When he returned to London at the head of the conquering army, he was virtually in control of the city. Power was now the spur to action. It was clear enough that the policies of Somerset were failing. It was claimed that he had gone too far in his early appeasement of the rebels; that, in a sequence of letters he had written in the summer, he had come close to a policy of collaboration with them against the ‘sheep-owners’. This may have been a negotiating tactic, like that which Henry VIII employed at the time of the Pilgrimage of Grace, but it was cause enough to earn the suspicion and dislike of the landed class. His ‘levity’ and ‘softness’ were denounced.
Other evidence of failure could be found. English authority in Scotland, imposed by means of garrisons, was failing. In the summer the resurgent French king, Henry II, declared war against England and began to lay siege to the English colony of Boulogne. He also had in his possession the young queen of Scotland, as his future daughter-in-law, and he seemed likely to claim her country as his own. From rebellion at home to failure abroad, evidence of Somerset’s misgovernment was everywhere to be seen.
So, on his arrival in London, Dudley at once began to consult and scheme with the principal councillors of the realm. Lady Mary was soon acquainted with the proposals to depose Somerset, and it seems very likely that she was asked to take part; it was even possible that she might be declared ‘regent’ in these early years of her brother’s rule. While consorting with the conservatives, however, Dudley was also ingratiating himself with the reformers. The council were united against the protector.
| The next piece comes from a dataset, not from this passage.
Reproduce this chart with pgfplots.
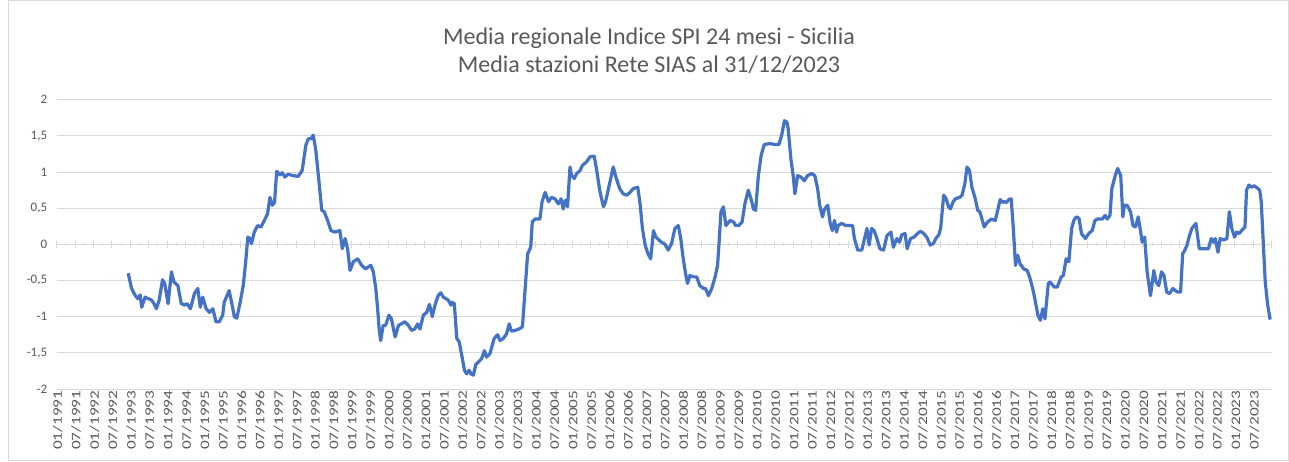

The leading members of that council addressed a letter to Charles V in which they stated their reasons for deposing Somerset. He had become ‘haught and arrogant’; he had been used ‘to taunt such of us as frankly spake their opinions’; he had shown ‘wilfulness and insolency’; he had by his proclamations and devices brought the people ‘to such a liberty and boldness that they sticked not to rebel and rise in sundry places’; and, in the middle of these disorders, he still built for himself ‘in four or five places most sumptuously’.